Vishal Bali and Ferzaan Engineer are investing money, technology and personnel in their home health care provider Medwell Ventures, targeting a million customers and a footprint across 15 Indian cities in 3-5 years
Vishal Bali (left) and Ferzaan Engineer, co-founders and co-chairmen of Medwell Ventures, believe home health care is a societal need
Image: Selvaprakash Lakshmanan for Forbes India
Bhuvana Maheshwari is a retired English professor in Bengaluru. At 55, she has fulfilled her parenting responsibilities and her four children are busy building their own futures. However, despite having her family around, dealing with the physical challenges of ageing is a lonely battle for Maheshwari. She needs regular physiotherapy sessions for the pain in her knees, a problem exacerbated by the fact that she is overweight.
For people like Maheshwari, who can’t handle a hospital visit, conventional health care services mean little. That’s where Medwell Ventures comes in. The Bengaluru-based startup provides home health care services to customers like Maheshwari. House calls by a Medwell physiotherapist are making a difference, she says. “I feel the need for someone to help me with my exercises, and it’s not possible to do these things [without assistance],” she says.
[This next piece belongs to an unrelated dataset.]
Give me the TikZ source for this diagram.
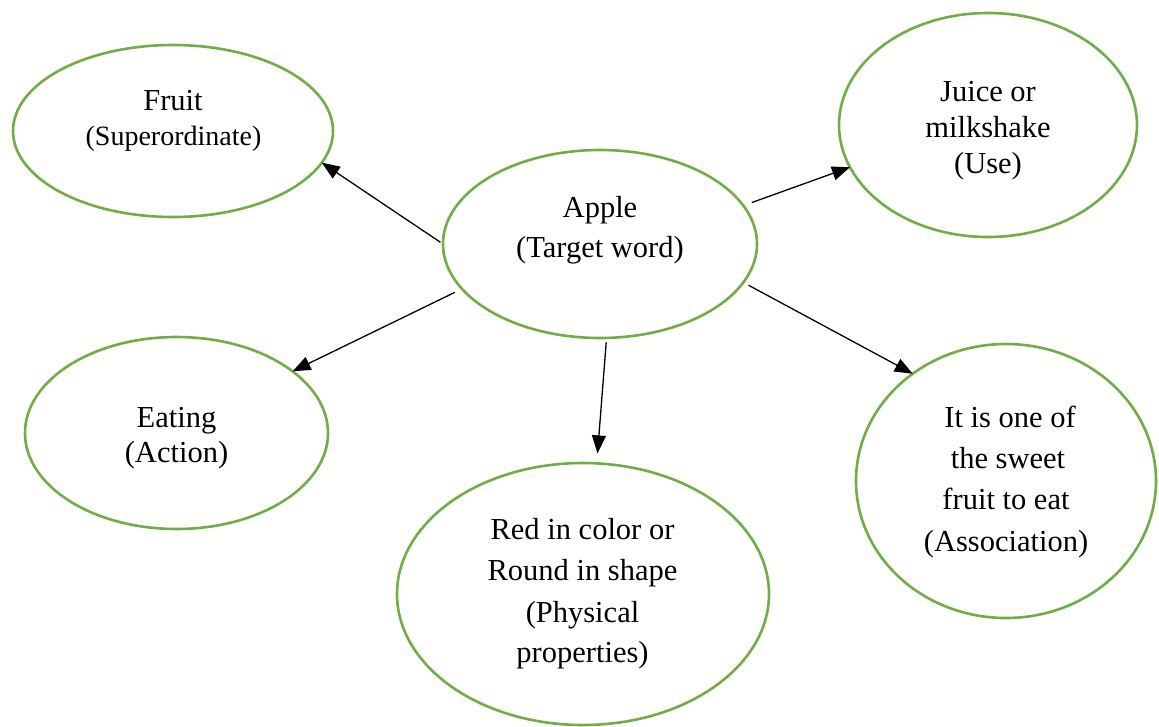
\documentclass[tikz,border=0pt]{standalone}
\usepackage{fontspec}
\setmainfont{Liberation Serif}
\usetikzlibrary{shapes.geometric,arrows.meta}
\definecolor{ogreen}{RGB}{112,173,71}
\tikzset{
  bubble/.style={ellipse,draw=ogreen,line width=2.6pt,inner sep=0pt,outer sep=0pt},
  txt/.style={anchor=base,inner sep=0pt,font=\fontsize{30.5}{36}\selectfont},
  txtsm/.style={anchor=base,inner sep=0pt,font=\fontsize{28}{34}\selectfont},
  arr/.style={draw=black,line width=1.3pt,-{Triangle[length=18pt,width=14pt]}}
}
\begin{document}
\begin{tikzpicture}[x=1pt,y=-1pt]
\useasboundingbox (0,0) rectangle (1159,726);
% ellipses
\node[bubble,minimum width=320pt,minimum height=172pt] (fruit) at (173,131) {};
\node[bubble,minimum width=314pt,minimum height=188pt] (apple) at (600,244) {};
\node[bubble,minimum width=298pt,minimum height=224pt] (juice) at (988,125) {};
\node[bubble,minimum width=303pt,minimum height=192pt] (eating) at (176.5,433) {};
\node[bubble,minimum width=372pt,minimum height=262pt] (red) at (583,594) {};
\node[bubble,minimum width=300pt,minimum height=274pt] (assoc) at (1006,481) {};
% texts
\node[txt] (fruit1) at (173,110) {Fruit};
\node[txtsm] (fruit2) at (173.5,145) {(Superordinate)};
\node[txt] (apple1) at (600,217) {Apple};
\node[txt] (apple2) at (600,257) {(Target word)};
\node[txt] (juice1) at (988,101) {Juice or};
\node[txt] (juice2) at (988,137) {milkshake};
\node[txt] (juice3) at (988,173) {(Use)};
\node[txt] (eating1) at (176.5,427) {Eating};
\node[txt] (eating2) at (176.5,462) {(Action)};
\node[txt] (red1) at (582.5,539) {Red in color or};
\node[txt] (red2) at (582.5,580) {Round in shape};
\node[txt] (red3) at (582.5,622) {(Physical};
\node[txt] (red4) at (582.5,662) {properties)};
\node[txt] (assoc1) at (1010,427) {It is one of};
\node[txt] (assoc2) at (1008,468) {the sweet};
\node[txt] (assoc3) at (1006,509) {fruit to eat};
\node[txt] (assoc4) at (1006,551) {(Association)};
% arrows
\draw[arr,shorten <=3pt] (apple.180) -- (fruit.-12.6);
\draw[arr,shorten <=9pt] (apple.15.1) -- (juice.197.6);
\draw[arr,shorten <=8pt] (apple.198.8) -- (eating.28.9);
\draw[arr,shorten <=4.5pt,shorten >=10pt] (apple.-86.5) -- (red.84.1);
\draw[arr,shorten <=6pt] (apple.-15.5) -- (assoc.131.3);
\end{tikzpicture}
\end{document}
Maheshwari is blunt about the hard realities of urban life: “Caring [for a patient] is important. You need emotional support to recover faster. Physically, we may be able to manage with a bit of medication, but today there is what you might call an ‘emotional drought’. In that context, Nightingales is a reassuring organisation,” she says, referring to Nightingales Home Health Services, a pioneer in home health care that Medwell purchased in April 2014, for an undisclosed amount, to foray into the sector. Started in Bengaluru by Radha S Murthy, a medical practitioner, and Premkumar Raja, a social entrepreneur, Nightingales was then part of the Nightingales Medical Trust, providing doorstep medical services since 1996. The company is now a unit of Medwell but the brand name Nightingales has been retained.
“Home health care is both a simple and powerful idea, which is what attracted us to it in the first place. It has both a latent and a societal need,” says Ferzaan Engineer, 54, Medwell’s co-founder and co-chairman.
“With rapid urbanisation, children are living separately from their parents in different cities and countries, which brings its own set of challenges.” He adds: “Every family has had some or the other need for these [home health care] services. For example, an elder in my family has been able to delay the need for a joint replacement surgery with physiotherapy sessions at home.”
While physiotherapy is very amenable to the home health care model, Medwell’s founders have a more holistic and ambitious vision: “Our model of home health care has always been around the continuum of care,” Vishal Bali, 49, co-founder and co-chairman of Medwell tells Forbes India. “It’s not about sending a nurse, a doctor or a physiotherapist to your house. The real value of home health care is to provide levels of care which is speciality oriented.”
Therefore, Medwell has put together a multidisciplinary team that includes doctors, nurses, physiotherapists, respiratory therapists, neurophysiologists and dentists. Its care plans cover strokes, congestive heart failure, Parkinson’s disease, Alzheimer’s and diabetic wounds among other things.
Medwell isn’t the largest player in home health care services—Portea Medical has those bragging rights. But it is among those that has attracted, and retained, investor attention.
Bali, former CEO of Fortis Healthcare, and Engineer, previously the CEO of the Indian unit of US-based clinical research provider Quintiles IMS Holdings, started Medwell in 2014 with about $3 million in seed funding, largely from their own savings. The next year, they managed to raise $10 million from Eight Roads, the venture funding arm of investment management firm Fidelity International Limited.